Old Folks Laugh - Analysis
Laughing after “simpering” runs out
Maya Angelou’s poem makes a clear claim: old age can bring a kind of permission—a release from careful self-presentation into a laughter that is bodily, honest, and strangely generous. The opening presents a lifetime spent managing the face: “simpering,” holding “their lips this and that way,” and “winding the lines between their brows.” Those phrases feel tight and controlled, like a practiced mask. Against that long discipline, the poem’s old folks “allow their bellies / to jiggle,” and that word “allow” matters: this looseness is chosen, not merely inevitable.
The body as tambourine, the sound that spills
Angelou turns the aging body into music. Their bellies jiggle “like slow tambourines,” making laughter not just an emotion but an instrument played by time. Then the poem leans into messiness: “The hollers rise up / and spill over any way they want.” The tone shifts here from observational to celebratory. “Spill over” suggests excess and lack of containment—exactly what the earlier “simpering” tried to prevent. Laughter becomes a force that doesn’t ask permission from manners or from dignity; it simply happens, and that happening is its power.
“They free the world”: private relief that becomes public
The poem’s boldest sentence—“When old folks laugh, they free the world”—pushes beyond sentiment. Angelou implies that the old carry social knowledge others are still busy avoiding. They “turn slowly, / slyly,” as if they’ve learned how to look at life without flinching, “knowing the best and the worst of remembering.” The laughter is not naïve; it comes from a mind that has stored both delight and damage. This is one of the poem’s central tensions: laughter arises from memory, but memory is double-edged. The “slyly knowing” suggests they can hold contradiction without collapsing into bitterness.
Frailty on the surface, memory in the lap
Angelou refuses to prettify old age. She gives us “saliva glistens,” heads that “wobble,” and “brittle necks.” The details risk embarrassment—exactly the sort of thing a lifetime of “holding their lips” would conceal. Yet the poem insists that what looks undignified is paired with a deeper fullness: “their laps are filled with memories.” The lap is an intimate domestic space, the place where children sit; here it becomes a cradle for a whole life. The contradiction sharpens: the body is failing, but the inner cargo is abundant.
The laugh that faces death without panic
In the final lines, the poem’s warmth turns grave, but not bleak. Old folks laugh as they consider “the promise / of dear painless death.” Calling death “dear” is startling: it treats death not as an enemy but as relief, even a kind of tenderness. The laughter, then, is not denial; it is a way of looking straight at the end and still breathing freely. The ultimate act is moral: they “generously forgive life / for happening to them.” Life is described almost like weather—something that arrives with storms and heat, not something perfectly chosen.
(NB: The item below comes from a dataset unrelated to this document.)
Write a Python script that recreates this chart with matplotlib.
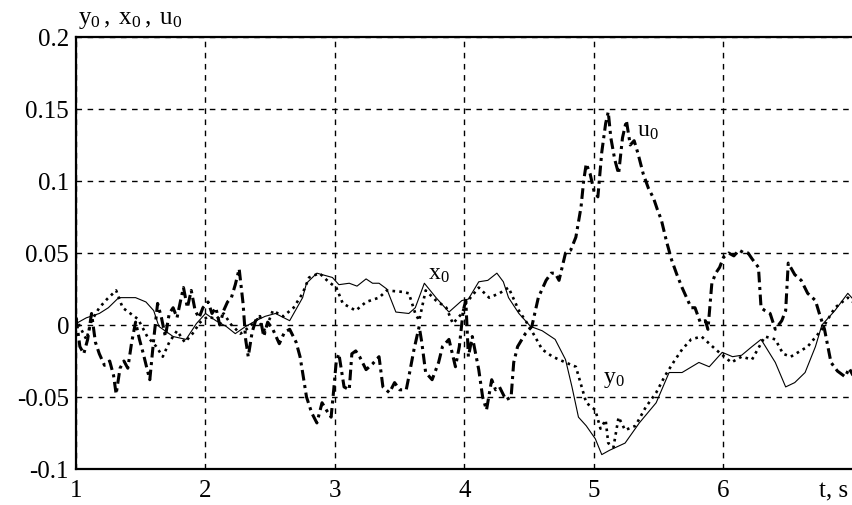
import matplotlib
matplotlib.use("Agg")
import matplotlib.pyplot as plt

plt.rcParams['font.family'] = ['Liberation Serif', 'DejaVu Serif']
plt.rcParams['mathtext.fontset'] = 'custom'
plt.rcParams['mathtext.rm'] = 'Liberation Serif'
plt.rcParams['mathtext.it'] = 'Liberation Serif'

# ---- data ----
t_x = [1.00, 1.08, 1.18, 1.25, 1.33, 1.38, 1.46, 1.54, 1.60, 1.64, 1.75, 1.85, 1.93, 2.00,
       2.08, 2.16, 2.23, 2.31, 2.39, 2.46, 2.54, 2.65, 2.75, 2.78, 2.86, 2.98, 3.03, 3.11,
       3.17, 3.24, 3.29, 3.34, 3.40, 3.47, 3.57, 3.62, 3.69, 3.78, 3.88, 3.98, 4.03, 4.11,
       4.18, 4.25, 4.30, 4.34, 4.42, 4.51, 4.60, 4.70, 4.78, 4.83, 4.88, 4.94, 5.01, 5.06,
       5.12, 5.24, 5.35, 5.48, 5.58, 5.68, 5.81, 5.89, 5.99, 6.07, 6.14, 6.22, 6.29, 6.40,
       6.48, 6.55, 6.63, 6.71, 6.76, 6.86, 6.96, 7.00]
x0 = [0.001, 0.005, 0.008, 0.012, 0.019, 0.019, 0.019, 0.016, 0.010, -0.001, -0.008, -0.010,
      0.001, 0.008, 0.003, -0.001, -0.006, -0.001, 0.003, 0.006, 0.008, 0.003, 0.019, 0.029,
      0.036, 0.033, 0.028, 0.029, 0.027, 0.032, 0.029, 0.029, 0.025, 0.009, 0.008, 0.012,
      0.029, 0.019, 0.009, 0.017, 0.018, 0.030, 0.031, 0.036, 0.030, 0.019, 0.008, -0.001,
      -0.004, -0.010, -0.024, -0.043, -0.064, -0.070, -0.079, -0.090, -0.087, -0.082, -0.068,
      -0.054, -0.033, -0.033, -0.026, -0.029, -0.019, -0.022, -0.021, -0.015, -0.010, -0.026,
      -0.043, -0.040, -0.033, -0.015, 0.000, 0.010, 0.022, 0.018]

t_y = [1.00, 1.04, 1.08, 1.12, 1.18, 1.24, 1.31, 1.36, 1.42, 1.48, 1.55, 1.62, 1.67, 1.72,
       1.78, 1.84, 1.90, 1.96, 2.02, 2.08, 2.14, 2.20, 2.27, 2.33, 2.40, 2.46, 2.52, 2.60,
       2.68, 2.75, 2.80, 2.88, 2.95, 3.01, 3.06, 3.16, 3.24, 3.34, 3.40, 3.52, 3.57, 3.62,
       3.65, 3.70, 3.78, 3.86, 3.91, 3.98, 4.01, 4.11, 4.19, 4.27, 4.34, 4.42, 4.50, 4.60,
       4.68, 4.78, 4.86, 4.94, 5.01, 5.05, 5.09, 5.11, 5.15, 5.19, 5.24, 5.32, 5.40, 5.48,
       5.55, 5.62, 5.68, 5.75, 5.83, 5.94, 6.06, 6.14, 6.22, 6.32, 6.40, 6.46, 6.52, 6.65,
       6.76, 6.86, 6.96, 7.00]
y0 = [0.005, -0.003, -0.010, 0.003, 0.012, 0.018, 0.024, 0.012, 0.008, 0.004, -0.008, -0.015,
      -0.022, -0.012, -0.004, -0.012, -0.006, 0.002, 0.006, 0.004, 0.008, 0.000, -0.006,
      -0.002, 0.004, -0.004, 0.010, 0.006, 0.012, 0.022, 0.033, 0.036, 0.030, 0.026, 0.015,
      0.010, 0.016, 0.019, 0.024, 0.023, 0.022, 0.008, 0.003, 0.024, 0.017, 0.012, 0.001,
      0.008, 0.015, 0.026, 0.019, 0.022, 0.026, 0.010, -0.001, -0.017, -0.022, -0.026, -0.029,
      -0.054, -0.059, -0.072, -0.066, -0.082, -0.085, -0.064, -0.073, -0.070, -0.057, -0.047,
      -0.035, -0.025, -0.017, -0.010, -0.008, -0.017, -0.026, -0.022, -0.024, -0.008, -0.010,
      -0.020, -0.022, -0.015, -0.003, 0.012, 0.019, 0.016]

t_u = [1.00, 1.03, 1.06, 1.09, 1.12, 1.15, 1.18, 1.22, 1.26, 1.29, 1.31, 1.34, 1.37, 1.40,
       1.43, 1.46, 1.49, 1.52, 1.55, 1.57, 1.60, 1.63, 1.66, 1.69, 1.72, 1.75, 1.78, 1.81,
       1.83, 1.86, 1.89, 1.92, 1.95, 1.98, 2.02, 2.05, 2.08, 2.11, 2.14, 2.17, 2.20, 2.23,
       2.26, 2.29, 2.31, 2.33, 2.36, 2.39, 2.42, 2.45, 2.48, 2.52, 2.57, 2.61, 2.65, 2.70,
       2.73, 2.75, 2.78, 2.82, 2.86, 2.90, 2.94, 2.97, 2.99, 3.01, 3.03, 3.07, 3.11, 3.13,
       3.16, 3.19, 3.24, 3.29, 3.34, 3.37, 3.42, 3.46, 3.50, 3.55, 3.57, 3.61, 3.65, 3.67,
       3.70, 3.75, 3.80, 3.83, 3.88, 3.93, 3.96, 3.99, 4.01, 4.03, 4.06, 4.11, 4.14, 4.17,
       4.21, 4.24, 4.27, 4.32, 4.36, 4.38, 4.41, 4.47, 4.52, 4.57, 4.63, 4.67, 4.70, 4.73,
       4.78, 4.82, 4.86, 4.90, 4.92, 4.94, 4.97, 5.00, 5.03, 5.06, 5.09, 5.11, 5.13, 5.16,
       5.19, 5.22, 5.25, 5.28, 5.31, 5.34, 5.38, 5.42, 5.46, 5.49, 5.52, 5.56, 5.60, 5.64,
       5.68, 5.72, 5.75, 5.78, 5.82, 5.86, 5.88, 5.91, 5.94, 5.97, 6.00, 6.04, 6.08, 6.12,
       6.16, 6.19, 6.22, 6.27, 6.29, 6.32, 6.36, 6.40, 6.45, 6.48, 6.50, 6.55, 6.60, 6.65,
       6.71, 6.74, 6.78, 6.83, 6.88, 6.94, 6.97, 7.00]
u0 = [0.005, -0.015, -0.020, -0.010, 0.008, -0.012, -0.020, -0.028, -0.025, -0.035, -0.048,
      -0.030, -0.025, -0.030, -0.012, 0.002, -0.010, -0.020, -0.031, -0.038, -0.010, 0.015,
      0.005, -0.008, 0.008, 0.012, 0.005, 0.018, 0.026, 0.012, 0.024, 0.010, 0.005, 0.012,
      0.016, 0.008, 0.012, 0.000, 0.010, 0.016, 0.019, 0.028, 0.039, 0.015, -0.010, -0.022,
      -0.005, 0.004, 0.006, -0.008, 0.002, -0.003, -0.013, -0.005, -0.003, -0.012, -0.022,
      -0.033, -0.050, -0.061, -0.068, -0.054, -0.060, -0.064, -0.045, -0.025, -0.020, -0.043,
      -0.045, -0.020, -0.018, -0.022, -0.031, -0.027, -0.022, -0.043, -0.047, -0.040, -0.045,
      -0.045, -0.036, -0.017, -0.001, -0.012, -0.033, -0.038, -0.026, -0.015, -0.010, -0.029,
      -0.015, 0.010, 0.017, -0.022, -0.008, -0.031, -0.050, -0.059, -0.038, -0.045, -0.043,
      -0.052, -0.050, -0.026, -0.015, -0.006, -0.001, 0.019, 0.031, 0.036, 0.036, 0.031,
      0.050, 0.052, 0.061, 0.082, 0.100, 0.112, 0.105, 0.093, 0.089, 0.120, 0.140, 0.148,
      0.130, 0.115, 0.105, 0.130, 0.142, 0.125, 0.128, 0.119, 0.105, 0.095, 0.088, 0.080,
      0.073, 0.058, 0.045, 0.035, 0.026, 0.018, 0.012, 0.012, 0.002, 0.003, -0.003, 0.029,
      0.036, 0.040, 0.047, 0.050, 0.048, 0.052, 0.050, 0.050, 0.046, 0.040, 0.012, 0.010,
      0.008, -0.003, 0.003, 0.010, 0.043, 0.035, 0.031, 0.022, 0.017, 0.008, -0.003, -0.026,
      -0.032, -0.036, -0.030, -0.035]

x_ticks = [1, 2, 3, 4, 5, 6]
y_ticks = [-0.1, -0.05, 0, 0.05, 0.1, 0.15, 0.2]
y_tick_labels = ['-0.1', '-0.05', '0', '0.05', '0.1', '0.15', '0.2']

fig = plt.figure(figsize=(8.53, 5.06), dpi=100)
ax = fig.add_axes([76/853, 1 - 470/506, 1 - 76/853, (470 - 38)/506])

ax.plot(t_x, x0, color='black', lw=0.8, ls='-')
ax.plot(t_y, y0, color='black', lw=1.9, ls=(0, (1, 1.6)))
ax.plot(t_u, u0, color='black', lw=2.2, ls=(0, (3.5, 1.5, 1, 1.5)))

ax.set_xlim(1, 7)
ax.set_ylim(-0.1, 0.2)
ax.set_xticks(x_ticks)
ax.set_xticklabels([str(v) for v in x_ticks])
ax.set_yticks(y_ticks)
ax.set_yticklabels(y_tick_labels)
ax.tick_params(axis='y', length=0, labelsize=18, pad=5)
ax.tick_params(axis='x', length=0, labelsize=18, pad=7)
ax.grid(True, color='black', ls=(0, (4, 4)), lw=1.0)

for s in ['left', 'bottom', 'top']:
    ax.spines[s].set_linewidth(1.6)
ax.spines['right'].set_visible(False)

ax.text(3.72, 0.036, r'$\mathregular{x_0}$', fontsize=17, va='center', ha='left')
ax.text(5.07, -0.037, r'$\mathregular{y_0}$', fontsize=17, va='center', ha='left')
ax.text(5.33, 0.135, r'$\mathregular{u_0}$', fontsize=17, va='center', ha='left')

fig.text(78/853, 1 - 20/506, r'$\mathregular{y_0\,,\;x_0\,,\;u_0}$', fontsize=18, va='center', ha='left')
fig.text(819/853, 1 - 491/506, 't, s', fontsize=18, va='center', ha='left')

fig.savefig('out.png', dpi=100)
The generosity is hard-won: they forgive not because life was fair, but because they’ve outlived the need to keep score.
A sharper question the poem leaves behind
If old folks “free the world” by laughing, who is the world that needs freeing—young people still trapped in “simpering,” still tightening their mouths and brows? The poem suggests that the deepest freedom might not be youth’s open future but age’s released judgment: after you’ve carried “the best and the worst,” you can finally let the sound “spill over” and stop defending yourself from the fact that life happened.